Cooking with a traditional three-stone stove in south-west Uganda's sprawling Nakivale refugee settlement used to be an exhausting daily exercise for 39-year-old Runiza. "I had to walk for five hours every day to collect firewood," the Congolese refugee recalls.
It was not just physical exhaustion, she says. "The danger of being raped, attacked or robbed caused me to feel mentally drained." It's a major concern for all women in rural areas like Nakivale, where they traditionally collect firewood for the family - a journey that often takes them to dangerous areas far from the safety of their homes.
But a year ago, Runiza decided to give up the cooking technique she learnt from her mother as a child and to use environmentally friendly biomass briquettes and an energy saving mud stove. "Since I have learnt how to make mud briquettes, long-distance walks to collect firewood are just a distant memory," she says. "I have now two fire points and cooking is much faster."
Runiza and her family are among more than 200 households (about 1,000 people) taking part in a project aimed at introducing simpler, cheaper and cleaner cooking methods in Uganda's largest refugee settlement - and at the same time helping to protect women and girls.

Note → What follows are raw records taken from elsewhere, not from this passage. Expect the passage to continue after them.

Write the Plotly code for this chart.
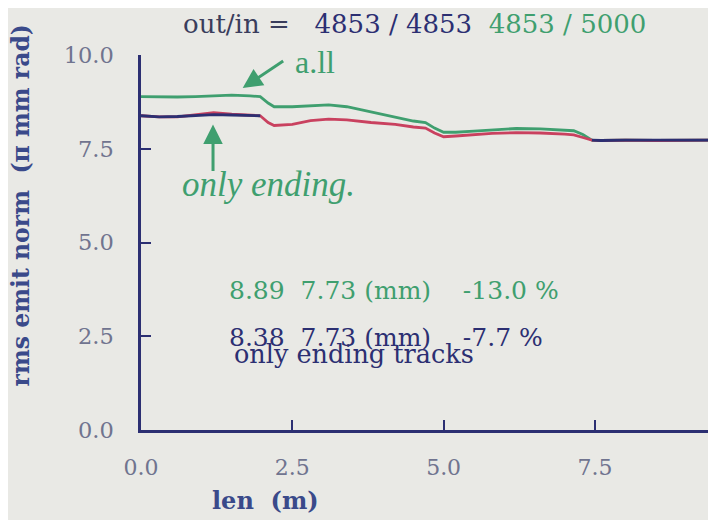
import plotly.graph_objects as go

# ---- data ----
x_len = [0, 0.3, 0.6, 0.9, 1.2, 1.5, 1.8, 1.97, 2.1, 2.2, 2.5, 2.8, 3.1, 3.4, 3.8,
         4.2, 4.5, 4.7, 4.85, 5.0, 5.2, 5.5, 5.8, 6.2, 6.6, 7.0, 7.15, 7.3, 7.45,
         7.6, 8.0, 8.5, 9.0, 9.5]
emit_all = [8.89, 8.88, 8.88, 8.89, 8.91, 8.93, 8.91, 8.89, 8.72, 8.62, 8.62, 8.65,
            8.67, 8.62, 8.48, 8.36, 8.24, 8.20, 8.05, 7.94, 7.94, 7.97, 8.00, 8.04,
            8.03, 8.00, 7.98, 7.88, 7.73, 7.72, 7.73, 7.72, 7.73, 7.73]
emit_ending = [8.38, 8.35, 8.35, 8.40, 8.46, 8.42, 8.40, 8.38, 8.20, 8.12, 8.15,
               8.25, 8.29, 8.27, 8.20, 8.15, 8.08, 8.05, 7.92, 7.82, 7.84, 7.88,
               7.91, 7.93, 7.92, 7.89, 7.87, 7.80, 7.73, 7.72, 7.73, 7.72, 7.73, 7.73]
emit_end_only = [8.38, 8.35, 8.36, 8.39, 8.41, 8.40, 8.39, 8.38, None, None, None,
                 None, None, None, None, None, None, None, None, None, None, None,
                 None, None, None, None, None, None, 7.73, 7.72, 7.73, 7.72, 7.73, 7.73]

x_ticks = [0.0, 2.5, 5.0, 7.5]
y_ticks = [0.0, 2.5, 5.0, 7.5, 10.0]

GREEN = "#3f9f6f"
RED = "#c9415f"
NAVY = "#2c2f72"
BG = "#e9e9e5"
SERIF = "DejaVu Serif"
SP = "\u00a0"

fig = go.Figure()
fig.add_trace(go.Scatter(x=x_len, y=emit_all, mode="lines",
                         line=dict(color=GREEN, width=2.8)))
fig.add_trace(go.Scatter(x=x_len, y=emit_ending, mode="lines",
                         line=dict(color=RED, width=2.8)))
fig.add_trace(go.Scatter(x=x_len, y=emit_end_only, mode="lines",
                         line=dict(color=NAVY, width=2.8), connectgaps=False))

ann = []
# title
ann.append(dict(xref="paper", yref="paper", x=0.475, y=1.082, xanchor="center",
                yanchor="middle", showarrow=False,
                text=f'<span style="color:#3a3d5c">out/in =</span>{SP*3}'
                     f'<span style="color:{NAVY}">4853 / 4853</span>{SP*2}'
                     f'<span style="color:{GREEN}">4853 / 5000</span>',
                font=dict(family=SERIF, size=26)))
# stats
ann.append(dict(x=1.42, y=3.73, xanchor="left", yanchor="middle", showarrow=False,
                text=f"8.89{SP*2}7.73 (mm){SP*4}-13.0 %",
                font=dict(family=SERIF, size=25, color=GREEN)))
ann.append(dict(x=1.42, y=2.47, xanchor="left", yanchor="middle", showarrow=False,
                text=f"8.38{SP*2}7.73 (mm){SP*4}-7.7 %",
                font=dict(family=SERIF, size=25, color=NAVY)))
ann.append(dict(x=1.5, y=2.02, xanchor="left", yanchor="middle", showarrow=False,
                text="only ending tracks",
                font=dict(family=SERIF, size=25.5, color=NAVY)))
# handwritten notes
ann.append(dict(x=1.68, y=9.12, ax=42, ay=-28, text="", showarrow=True,
                arrowhead=2, arrowsize=1.3, arrowwidth=3, arrowcolor=GREEN))
ann.append(dict(x=2.88, y=9.82, text="a.ll", showarrow=False,
                font=dict(family="Liberation Serif", size=32, color=GREEN)))
ann.append(dict(x=1.19, y=8.15, ax=0, ay=48, text="", showarrow=True,
                arrowhead=2, arrowsize=1.3, arrowwidth=3, arrowcolor=GREEN))
ann.append(dict(x=2.1, y=6.55, text="<i>only ending.</i>", showarrow=False,
                font=dict(family="Liberation Serif", size=35, color=GREEN)))
# axis titles
ann.append(dict(xref="paper", yref="paper", x=-0.208, y=0.60, textangle=-90,
                xanchor="center", yanchor="middle", showarrow=False,
                text=f"<b>rms emit norm{SP*2}(\u03c0 mm rad)</b>",
                font=dict(family=SERIF, size=23.5, color="#3a4a8a")))
ann.append(dict(xref="x", yref="paper", x=2.05, y=-0.187,
                xanchor="center", yanchor="middle", showarrow=False,
                text=f"<b>len{SP*2}(m)</b>",
                font=dict(family=SERIF, size=24, color="#3a4a8a")))

fig.update_layout(
    width=716, height=520,
    margin=dict(l=133, r=8, t=47, b=98),
    paper_bgcolor=BG, plot_bgcolor=BG,
    showlegend=False,
    annotations=ann,
    xaxis=dict(range=[0, 9.5], tickvals=x_ticks, tickformat=".1f",
               showgrid=False, zeroline=False, showline=True, linecolor=NAVY,
               linewidth=2.5, ticks="inside", ticklen=10, tickwidth=2,
               tickcolor=NAVY, ticklabelstandoff=16,
               tickfont=dict(family=SERIF, size=22, color="#70748f")),
    yaxis=dict(range=[0, 10], tickvals=y_ticks, tickformat=".1f",
               showgrid=False, zeroline=False, showline=True, linecolor=NAVY,
               linewidth=2.5, ticks="inside", ticklen=10, tickwidth=2,
               tickcolor=NAVY, ticklabelstandoff=20,
               tickfont=dict(family=SERIF, size=22.5, color="#70748f")),
)

fig.write_html("out.html")
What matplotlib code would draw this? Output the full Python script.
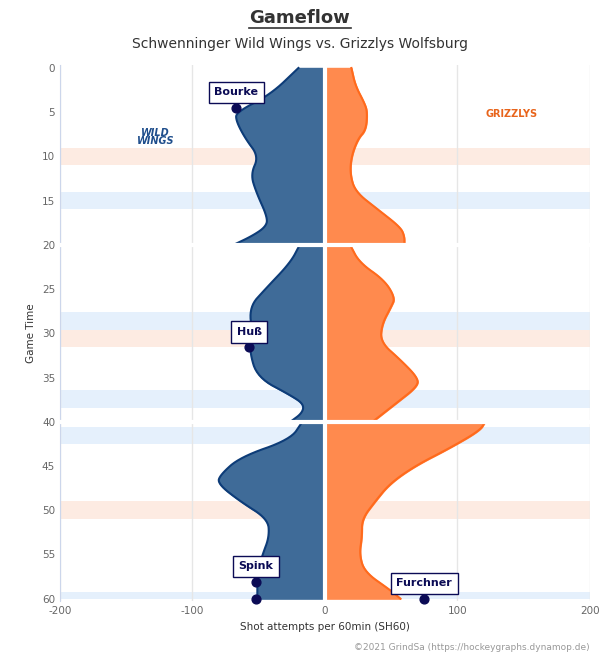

Those taking part learn how to make the stove as well as the all-important briquettes - a biofuel substitute for wood and charcoal made of mud, organic waste and agricultural residue.

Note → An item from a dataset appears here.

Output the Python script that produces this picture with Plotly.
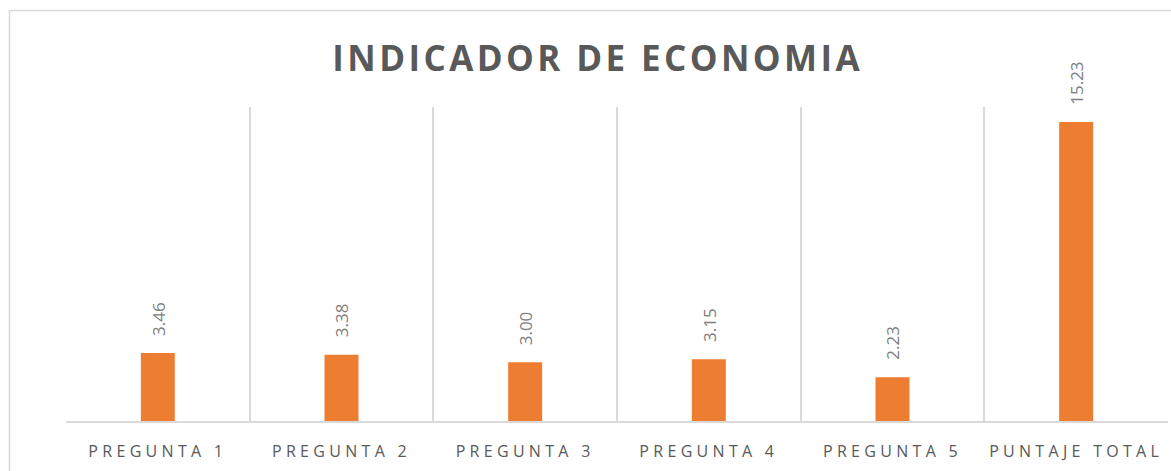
import plotly.graph_objects as go

categories = ["PREGUNTA 1", "PREGUNTA 2", "PREGUNTA 3", "PREGUNTA 4", "PREGUNTA 5", "PUNTAJE TOTAL"]
values = [3.46, 3.38, 3.00, 3.15, 2.23, 15.23]
labels = ["3.46", "3.38", "3.00", "3.15", "2.23", "15.23"]
title_text = "INDICADOR DE ECONOMIA"

W, H = 1171, 471
L, R, T, B = 66, 3, 107, 50
pw, ph = W - L - R, H - T - B

def px_x(x):
    return (x - L) / pw

def px_y(y):
    return 1 - (y - T) / ph

fig = go.Figure()
fig.add_trace(go.Bar(
    x=categories, y=values, width=0.185,
    marker=dict(color="#ED7D31", line=dict(width=0)),
    hoverinfo="skip",
))

for c, v, t in zip(categories, values, labels):
    fig.add_annotation(
        x=c, y=v, text=t, showarrow=False, textangle=-90,
        xanchor="center", yanchor="bottom", yshift=15,
        font=dict(family="Open Sans", size=17, color="#7F7F7F"),
    )

fig.add_annotation(
    xref="paper", yref="paper", x=px_x(598), y=px_y(58),
    text="<b>" + title_text + "</b>", showarrow=False,
    xanchor="center", yanchor="middle",
    font=dict(family="Open Sans", size=35, color="#595959"),
)

fig.add_shape(
    type="rect", xref="paper", yref="paper",
    x0=px_x(9.5), x1=px_x(1190), y0=px_y(10.5), y1=px_y(520),
    line=dict(color="#D9D9D9", width=1.5), layer="below",
)

fig.update_layout(
    width=W, height=H,
    margin=dict(l=L, r=R, t=T, b=B),
    paper_bgcolor="white", plot_bgcolor="white",
    showlegend=False,
    xaxis=dict(
        tickson="boundaries", showgrid=True, gridcolor="#D9D9D9", gridwidth=1.5,
        showline=True, linecolor="#D9D9D9", linewidth=1.5,
        ticks="", ticklabelstandoff=15,
        tickfont=dict(family="Open Sans", size=16, color="#595959"),
        range=[-0.5, 5.5], fixedrange=True,
    ),
    yaxis=dict(
        range=[0, 16], showgrid=False, zeroline=False, showticklabels=False,
        ticks="", fixedrange=True,
    ),
)

post = """
document.querySelectorAll('.xtick text').forEach(function(t){t.style.letterSpacing='4.3px';});
document.querySelectorAll('.annotation-text').forEach(function(t){
  if (t.textContent.indexOf('INDICADOR') >= 0) { t.style.letterSpacing='3.4px'; }
});
"""

fig.write_html("out.html", config={"displayModeBar": False}, post_script=post)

"The plan is to hold community demonstrations for another 600 families by the end of 2013," says Jimmy Maguru, a project manager for the UNHCR partner that is implementing the project - the Nsamizi Training Institute for Social Development.
Maguru says the stoves that Nsamizi promotes are very simple. "What it takes is water, mud, dried grass, the trunk of a banana tree and a few days for the mixture to dry out," he explains. The mud stove, he adds, "produces little smoke, retains the heat for several hours and requires one third the amount of firewood to cook a meal as compared with a traditional fire."
The briquette, Maguru says, was developed to try and drastically reduce people's dependence on firewood for cooking. "It takes more than encouraging them to make and use a mud stove." He notes, while explaining that a government ban on timber harvesting and charcoal production never really worked, "because people were never offered a viable alternative."
Nsamizi has been teaching refugees how to make the briquettes since 2010. At the same time, says Maguru, his organization has been "piloting the production of charcoal briquettes using a press. At the moment, only one press is available for the whole of Nakivale and the output is 120 kilos a day."
But he says the project has great potential for expansion, adding that as well as being a cheap and effective fuel alternative, "it could also become an income-generation activity for refugees if mass production becomes a reality."
Nsamizi estimates that three kilos of briquettes can meet the cooking needs of a family of four for days and cost no more than the equivalent of 10 U.S. cents. But, he says, "more efforts are needed to raise awareness among the refugees about the benefits of this alternative solution for cooking, for both the environment and a family's finances."
Meanwhile, Runiza is making her own mud briquettes twice a week. She uses then to cook her children's favourite meal of maize, beans and beef, "but only once a week."